| Task brief |
Reproduce the listing below without changes, except that pictures are left out.

| Dataset excerpt |
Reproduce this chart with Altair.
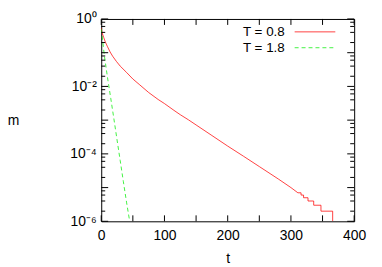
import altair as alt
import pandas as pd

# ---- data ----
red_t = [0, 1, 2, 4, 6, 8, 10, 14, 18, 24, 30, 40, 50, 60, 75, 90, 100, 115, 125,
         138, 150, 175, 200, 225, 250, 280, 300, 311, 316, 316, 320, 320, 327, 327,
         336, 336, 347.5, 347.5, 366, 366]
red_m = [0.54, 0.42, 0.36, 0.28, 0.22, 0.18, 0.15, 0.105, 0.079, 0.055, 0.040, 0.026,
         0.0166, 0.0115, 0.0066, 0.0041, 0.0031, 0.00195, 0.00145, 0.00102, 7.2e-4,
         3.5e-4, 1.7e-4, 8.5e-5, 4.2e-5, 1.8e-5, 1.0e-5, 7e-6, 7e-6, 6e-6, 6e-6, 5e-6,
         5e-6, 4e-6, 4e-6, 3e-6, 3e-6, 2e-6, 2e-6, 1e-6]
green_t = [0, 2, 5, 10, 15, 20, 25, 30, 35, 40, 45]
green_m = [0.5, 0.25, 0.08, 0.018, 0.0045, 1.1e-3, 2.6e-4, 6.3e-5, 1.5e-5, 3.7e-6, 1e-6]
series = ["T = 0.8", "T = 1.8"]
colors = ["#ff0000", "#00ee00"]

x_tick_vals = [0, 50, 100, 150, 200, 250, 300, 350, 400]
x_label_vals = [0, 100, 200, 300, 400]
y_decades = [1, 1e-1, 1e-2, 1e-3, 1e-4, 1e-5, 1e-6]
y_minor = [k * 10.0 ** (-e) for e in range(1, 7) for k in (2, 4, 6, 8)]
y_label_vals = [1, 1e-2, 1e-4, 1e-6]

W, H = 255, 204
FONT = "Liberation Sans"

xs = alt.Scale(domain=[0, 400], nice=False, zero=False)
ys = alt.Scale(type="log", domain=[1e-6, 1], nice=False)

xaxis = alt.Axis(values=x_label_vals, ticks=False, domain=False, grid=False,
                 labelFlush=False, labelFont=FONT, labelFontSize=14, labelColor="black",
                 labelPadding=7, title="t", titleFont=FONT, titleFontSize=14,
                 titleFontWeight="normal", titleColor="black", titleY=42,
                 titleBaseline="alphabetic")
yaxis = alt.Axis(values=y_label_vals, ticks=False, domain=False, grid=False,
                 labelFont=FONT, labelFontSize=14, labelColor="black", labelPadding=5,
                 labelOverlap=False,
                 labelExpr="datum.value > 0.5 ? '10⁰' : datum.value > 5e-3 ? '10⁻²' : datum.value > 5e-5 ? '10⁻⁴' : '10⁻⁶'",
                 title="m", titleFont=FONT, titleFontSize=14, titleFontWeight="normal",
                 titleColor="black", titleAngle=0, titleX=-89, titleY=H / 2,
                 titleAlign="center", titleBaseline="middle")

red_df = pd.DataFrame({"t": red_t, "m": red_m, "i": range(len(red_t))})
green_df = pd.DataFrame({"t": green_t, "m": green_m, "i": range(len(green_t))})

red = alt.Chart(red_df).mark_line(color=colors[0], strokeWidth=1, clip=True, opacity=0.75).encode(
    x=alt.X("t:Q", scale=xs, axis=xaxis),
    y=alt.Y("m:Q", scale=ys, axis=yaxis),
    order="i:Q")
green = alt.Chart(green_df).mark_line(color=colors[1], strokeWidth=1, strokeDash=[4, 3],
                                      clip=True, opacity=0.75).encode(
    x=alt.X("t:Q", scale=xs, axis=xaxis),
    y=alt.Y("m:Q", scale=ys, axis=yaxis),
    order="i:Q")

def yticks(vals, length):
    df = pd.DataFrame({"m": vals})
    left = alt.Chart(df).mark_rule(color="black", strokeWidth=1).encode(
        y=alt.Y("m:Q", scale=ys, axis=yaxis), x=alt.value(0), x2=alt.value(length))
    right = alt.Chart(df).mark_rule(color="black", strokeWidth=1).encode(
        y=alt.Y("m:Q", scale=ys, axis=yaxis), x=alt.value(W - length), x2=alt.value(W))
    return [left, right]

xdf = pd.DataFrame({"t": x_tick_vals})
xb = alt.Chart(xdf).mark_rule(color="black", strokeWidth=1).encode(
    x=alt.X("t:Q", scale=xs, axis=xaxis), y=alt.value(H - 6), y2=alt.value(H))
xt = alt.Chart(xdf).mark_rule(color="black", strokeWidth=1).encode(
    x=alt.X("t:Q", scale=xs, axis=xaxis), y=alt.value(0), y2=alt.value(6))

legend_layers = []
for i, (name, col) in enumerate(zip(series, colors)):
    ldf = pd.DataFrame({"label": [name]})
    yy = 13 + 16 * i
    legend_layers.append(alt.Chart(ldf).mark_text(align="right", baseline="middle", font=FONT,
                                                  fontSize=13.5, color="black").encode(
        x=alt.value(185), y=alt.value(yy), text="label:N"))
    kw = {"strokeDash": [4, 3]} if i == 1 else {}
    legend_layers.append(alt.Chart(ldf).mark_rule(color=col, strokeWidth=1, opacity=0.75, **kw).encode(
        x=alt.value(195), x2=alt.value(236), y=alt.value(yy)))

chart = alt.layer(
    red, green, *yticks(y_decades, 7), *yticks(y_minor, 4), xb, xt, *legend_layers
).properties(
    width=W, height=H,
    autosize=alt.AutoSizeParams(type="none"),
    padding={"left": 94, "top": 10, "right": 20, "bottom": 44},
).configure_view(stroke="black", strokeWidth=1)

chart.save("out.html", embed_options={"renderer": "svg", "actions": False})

| Task result |
Reproduce this chart with Altair.
import altair as alt
import pandas as pd

# ---- data ----
red_t = [0, 1, 2, 4, 6, 8, 10, 14, 18, 24, 30, 40, 50, 60, 75, 90, 100, 115, 125,
         138, 150, 175, 200, 225, 250, 280, 300, 311, 316, 316, 320, 320, 327, 327,
         336, 336, 347.5, 347.5, 366, 366]
red_m = [0.54, 0.42, 0.36, 0.28, 0.22, 0.18, 0.15, 0.105, 0.079, 0.055, 0.040, 0.026,
         0.0166, 0.0115, 0.0066, 0.0041, 0.0031, 0.00195, 0.00145, 0.00102, 7.2e-4,
         3.5e-4, 1.7e-4, 8.5e-5, 4.2e-5, 1.8e-5, 1.0e-5, 7e-6, 7e-6, 6e-6, 6e-6, 5e-6,
         5e-6, 4e-6, 4e-6, 3e-6, 3e-6, 2e-6, 2e-6, 1e-6]
green_t = [0, 2, 5, 10, 15, 20, 25, 30, 35, 40, 45]
green_m = [0.5, 0.25, 0.08, 0.018, 0.0045, 1.1e-3, 2.6e-4, 6.3e-5, 1.5e-5, 3.7e-6, 1e-6]
series = ["T = 0.8", "T = 1.8"]
colors = ["#ff0000", "#00ee00"]

x_tick_vals = [0, 50, 100, 150, 200, 250, 300, 350, 400]
x_label_vals = [0, 100, 200, 300, 400]
y_decades = [1, 1e-1, 1e-2, 1e-3, 1e-4, 1e-5, 1e-6]
y_minor = [k * 10.0 ** (-e) for e in range(1, 7) for k in (2, 4, 6, 8)]
y_label_vals = [1, 1e-2, 1e-4, 1e-6]

W, H = 255, 204
FONT = "Liberation Sans"

xs = alt.Scale(domain=[0, 400], nice=False, zero=False)
ys = alt.Scale(type="log", domain=[1e-6, 1], nice=False)

xaxis = alt.Axis(values=x_label_vals, ticks=False, domain=False, grid=False,
                 labelFlush=False, labelFont=FONT, labelFontSize=14, labelColor="black",
                 labelPadding=7, title="t", titleFont=FONT, titleFontSize=14,
                 titleFontWeight="normal", titleColor="black", titleY=42,
                 titleBaseline="alphabetic")
yaxis = alt.Axis(values=y_label_vals, ticks=False, domain=False, grid=False,
                 labelFont=FONT, labelFontSize=14, labelColor="black", labelPadding=5,
                 labelOverlap=False,
                 labelExpr="datum.value > 0.5 ? '10⁰' : datum.value > 5e-3 ? '10⁻²' : datum.value > 5e-5 ? '10⁻⁴' : '10⁻⁶'",
                 title="m", titleFont=FONT, titleFontSize=14, titleFontWeight="normal",
                 titleColor="black", titleAngle=0, titleX=-89, titleY=H / 2,
                 titleAlign="center", titleBaseline="middle")

red_df = pd.DataFrame({"t": red_t, "m": red_m, "i": range(len(red_t))})
green_df = pd.DataFrame({"t": green_t, "m": green_m, "i": range(len(green_t))})

red = alt.Chart(red_df).mark_line(color=colors[0], strokeWidth=1, clip=True, opacity=0.75).encode(
    x=alt.X("t:Q", scale=xs, axis=xaxis),
    y=alt.Y("m:Q", scale=ys, axis=yaxis),
    order="i:Q")
green = alt.Chart(green_df).mark_line(color=colors[1], strokeWidth=1, strokeDash=[4, 3],
                                      clip=True, opacity=0.75).encode(
    x=alt.X("t:Q", scale=xs, axis=xaxis),
    y=alt.Y("m:Q", scale=ys, axis=yaxis),
    order="i:Q")

def yticks(vals, length):
    df = pd.DataFrame({"m": vals})
    left = alt.Chart(df).mark_rule(color="black", strokeWidth=1).encode(
        y=alt.Y("m:Q", scale=ys, axis=yaxis), x=alt.value(0), x2=alt.value(length))
    right = alt.Chart(df).mark_rule(color="black", strokeWidth=1).encode(
        y=alt.Y("m:Q", scale=ys, axis=yaxis), x=alt.value(W - length), x2=alt.value(W))
    return [left, right]

xdf = pd.DataFrame({"t": x_tick_vals})
xb = alt.Chart(xdf).mark_rule(color="black", strokeWidth=1).encode(
    x=alt.X("t:Q", scale=xs, axis=xaxis), y=alt.value(H - 6), y2=alt.value(H))
xt = alt.Chart(xdf).mark_rule(color="black", strokeWidth=1).encode(
    x=alt.X("t:Q", scale=xs, axis=xaxis), y=alt.value(0), y2=alt.value(6))

legend_layers = []
for i, (name, col) in enumerate(zip(series, colors)):
    ldf = pd.DataFrame({"label": [name]})
    yy = 13 + 16 * i
    legend_layers.append(alt.Chart(ldf).mark_text(align="right", baseline="middle", font=FONT,
                                                  fontSize=13.5, color="black").encode(
        x=alt.value(185), y=alt.value(yy), text="label:N"))
    kw = {"strokeDash": [4, 3]} if i == 1 else {}
    legend_layers.append(alt.Chart(ldf).mark_rule(color=col, strokeWidth=1, opacity=0.75, **kw).encode(
        x=alt.value(195), x2=alt.value(236), y=alt.value(yy)))

chart = alt.layer(
    red, green, *yticks(y_decades, 7), *yticks(y_minor, 4), xb, xt, *legend_layers
).properties(
    width=W, height=H,
    autosize=alt.AutoSizeParams(type="none"),
    padding={"left": 94, "top": 10, "right": 20, "bottom": 44},
).configure_view(stroke="black", strokeWidth=1)

chart.save("out.html", embed_options={"renderer": "svg", "actions": False})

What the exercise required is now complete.